Published 21 May 2023 in cond-mat.quant-gas, cond-mat.mes-hall, and quant-ph

Abstract: Scattering off a potential is a fundamental problem in quantum physics. It has been studied extensively with amplitudes derived for various potentials. In this article, we explore a setting with no potentials, where scattering occurs off a junction where many wires meet. We study this problem using a tight-binding discretization of a star graph geometry -- one incoming wire and $M$ outgoing wires intersecting at a point. When an incoming wave scatters, one part is reflected along the same wire while the rest is transmitted along the others. Remarkably, the reflectance increases monotonically with $M$, i.e., the greater the number of outgoing channels, the more the particle bounces back. In the $M \rightarrow \infty$ limit, the wave is entirely reflected back along the incoming wire. We rationalize this observation by establishing a quantitative mapping between a junction and an on-site potential.

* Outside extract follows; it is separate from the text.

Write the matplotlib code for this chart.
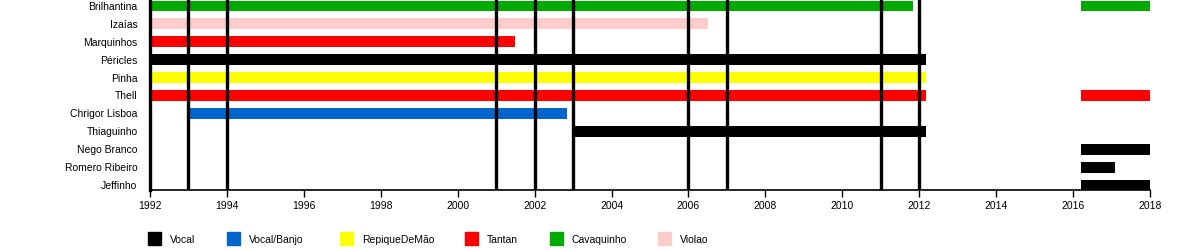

To each junction, we assign an equivalent potential that produces the same reflectance. As the number of wires ($M$) increases, the equivalent potential also increases. A recent article by one of us has drawn an equivalence between junctions and potentials from the point of view of bound state formation. Our results here show that the same equivalence also holds for scattering amplitudes. We verify our analytic results by simulating wavepacket motion through a junction. We extend the wavepacket approach to two dimensions where analytic solutions cannot be found. An incoming wave travels on a sheet and scatters off a point where many sheets intersect. Unlike in 1D, the equivalent potential is momentum-dependent. Nevertheless, for any given momentum, the equivalent potential grows monotonically with the number of intersecting sheets. Our findings can be tested in ultracold atom setups and semiconductor structures.